If you are active on Twitter or Google+, or on Facebook where he became active later, you likely recognize the name Robert Scoble. Part huckster, part self-promoter, part bon-vivant, Scoble did nothing without tremendous passion.
His social media postings, primarily on those three platforms, attracted an enormous number of followers (more than 6 million on Google+, more than 600,000 on Facebook).
Recently Scoble pulled back from his oh-so-public persona, describing why he is doing so in a detailed Facebook posting, and in a lesser posting on Google+. His withdrawal followed by just a day or two that of long time Daily Dish blogger Andrew Sullivan, who was already well-established in print journalism before embarking on a career in digital media.
I remember when Scoble recommended me as someone to follow on Google+. Instantly I began to get 1,000 or more new followers a day. Amazing. There was intense competition to have a Twitter post retweeted by The Scobleizer, the handle he used on that platform, or to have him react to a public post on Google+.
My long-time teaching colleague Linda West used to say, "Peter, with so many followers there will be pressure to have something witty and useful to say every day."
Of course I didn't see it that way. Besides, in my case the numbers are much lower than for, say, Sullivan and Scoble.
Scoble was a whirlwind, a dust devil if you will, who would blog and tweet in intense spurts, typically about what he perceived to be the next "big thing" in technology.
His influence was significant. Some would say he could make or break a new product.
Then again, he really only wrote about products and services that appealed to him.
He was one of the early adopters of the Google+ blogging and social media platform.
About two and half years in, though, he felt that the service had stagnated, and he loudly announced he was going back to Facebook, mind you that was after some of his most famous posts on Google+.
Scoble had let it be known that he was to be one of the first to have access to Google Glass, that quirky product from the Google idea factory that subsequently struggled to find a market. Scoble could not be restrained in his enthusiasm for Glass, and he posted a photo of himself wearing the product while in the shower.
That photo of him wearing Glass while in the shower was flashed around the world on many social media platforms. In some ways it typified his all-or-nothing approach to technology. He didn't particularly care for people who challenged his methods or his ideas.

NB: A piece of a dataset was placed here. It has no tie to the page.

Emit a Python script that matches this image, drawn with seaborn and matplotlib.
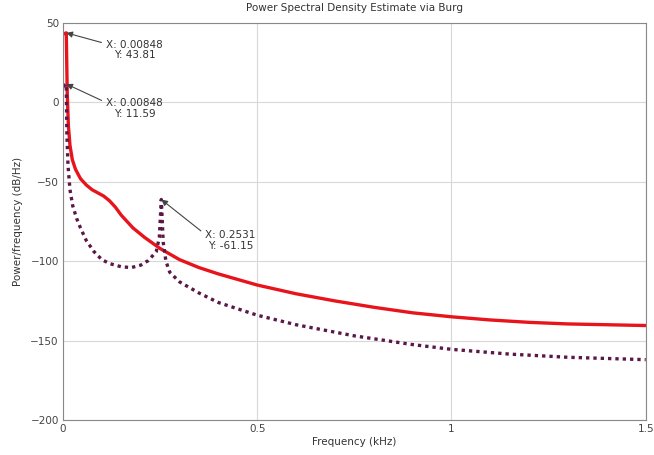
import matplotlib
matplotlib.use("Agg")
import matplotlib.pyplot as plt
import seaborn as sns
import pandas as pd

# Red solid curve (PSD estimate 1)
freq_red = [0.0, 0.00848, 0.011, 0.014, 0.018, 0.024, 0.032, 0.045, 0.06, 0.075, 0.09, 0.105,
            0.12, 0.135, 0.15, 0.18, 0.21, 0.25, 0.3, 0.35, 0.4, 0.5, 0.6, 0.7, 0.8, 0.9,
            1.0, 1.1, 1.2, 1.3, 1.4, 1.5]
psd_red = [43.0, 43.81, 5.0, -15.0, -27.0, -36.0, -42.0, -48.0, -52.0, -55.0, -57.0, -59.0,
           -62.0, -66.0, -71.0, -79.0, -85.0, -92.0, -99.0, -104.0, -108.0, -115.0, -120.5,
           -125.0, -129.0, -132.5, -135.0, -137.0, -138.5, -139.5, -140.0, -140.5]

# Dotted curve (PSD estimate 2)
freq_dot = [0.0, 0.00848, 0.010, 0.013, 0.018, 0.025, 0.035, 0.045, 0.06, 0.08, 0.1, 0.12,
            0.15, 0.176, 0.2, 0.22, 0.24, 0.248, 0.2531, 0.258, 0.265, 0.275, 0.3, 0.35,
            0.4, 0.5, 0.6, 0.75, 0.9, 1.0, 1.15, 1.3, 1.5]
psd_dot = [10.0, 11.59, -20.0, -40.0, -55.0, -65.0, -73.0, -79.0, -87.0, -94.0, -99.0, -101.5,
           -103.5, -104.0, -102.5, -99.5, -94.0, -85.0, -61.15, -88.0, -100.0, -107.0, -113.0,
           -120.0, -126.0, -134.0, -140.0, -147.0, -152.5, -155.5, -158.5, -160.5, -162.0]

title = "Power Spectral Density Estimate via Burg"
xlabel = "Frequency (kHz)"
ylabel = "Power/frequency (dB/Hz)"
xticks = [0, 0.5, 1, 1.5]
xticklabels = ["0", "0.5", "1", "1.5"]
yticks = [-200, -150, -100, -50, 0, 50]

datatips = [
    (0.00848, 43.81, "X: 0.00848\nY: 43.81"),
    (0.00848, 11.59, "X: 0.00848\nY: 11.59"),
    (0.2531, -61.15, "X: 0.2531\nY: -61.15"),
]
tip_text_pos = [(0.184, 33.0), (0.184, -4.0), (0.431, -87.0)]

sns.set_style("whitegrid")
plt.rcParams["font.family"] = ["DejaVu Sans"]

fig = plt.figure(figsize=(6.54, 4.55), dpi=100)
ax = fig.add_axes([0.0963, 0.0769, 0.891, 0.8725])

df_red = pd.DataFrame({"f": freq_red, "p": psd_red})
df_dot = pd.DataFrame({"f": freq_dot, "p": psd_dot})

sns.lineplot(data=df_red, x="f", y="p", ax=ax, color="#e8141c", linewidth=2.4,
             sort=False, estimator=None)
sns.lineplot(data=df_dot, x="f", y="p", ax=ax, color="#5a1848", linewidth=2.4,
             linestyle=(0, (1, 1.2)), sort=False, estimator=None)

ax.set_xlim(0, 1.5)
ax.set_ylim(-200, 50)
ax.set_xticks(xticks)
ax.set_xticklabels(xticklabels)
ax.set_yticks(yticks)
ax.tick_params(labelsize=7.5, colors="#444444", length=0, pad=3)
ax.grid(True, color="#d8d8d8", linewidth=0.8)
for s in ax.spines.values():
    s.set_visible(True)
    s.set_color("#888888")
    s.set_linewidth(0.8)
ax.set_title(title, fontsize=7.5, color="#333333", pad=9)
ax.set_xlabel(xlabel, fontsize=7.5, color="#333333", labelpad=2)
ax.set_ylabel(ylabel, fontsize=7.5, color="#333333", labelpad=5)

for (x, y, txt), (tx, ty) in zip(datatips, tip_text_pos):
    ax.annotate(txt, xy=(x, y), xytext=(tx, ty), fontsize=7.5, color="#333333",
                ha="center", va="center", linespacing=1.1,
                arrowprops=dict(arrowstyle="-|>", color="#444444", lw=0.8,
                                relpos=(0.0, 0.8), shrinkA=1, shrinkB=0,
                                mutation_scale=9))

fig.savefig("out.png", dpi=100)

Scoble also let it be known that he was typically on a first-name basis with many of the movers and shakers in technology, and he'd often write public missives to them suggesting one change or another to their product or service.
It was essentially Scoble's employer, Rackspace Solutions, a provider of cloud storage and web-hosting platforms, who gave him carte blanche to travel the world to technology trade shows and to film interviews with developers of promising inventions.
Perhaps most unusual in Scoble's public announcement was his expression of a need for "white space." In fact he began his Facebook post with that expression: "White Space. (IMPORTANT: This is why I will not return to the Internet until further notice)."
He went on to refer to white space as what he saw when he looked at a Picasso painting or an Ansel Adams photograph, the area surrounding the work that, in Scoble's words, helps the art inside become magical.
Most telling of all, though, near the end of his post he referred to a need to rediscover how to have fun without drugs or alcohol in his bloodstream, surely a veiled reference to the frenetic pace he had maintained in recent years.
After he reiterated his call for white space, he stated that he expected to be totally off the public Internet until he had his family, spiritual, and business life figured out. Curiously he closed by noting that he would, however, be watching social media aggregator service Flipboard.
There may be more than a little irony at play here when we read that Google Glass itself has been pulled back from further development and will, for the foreseeable future, no longer be offered for sale.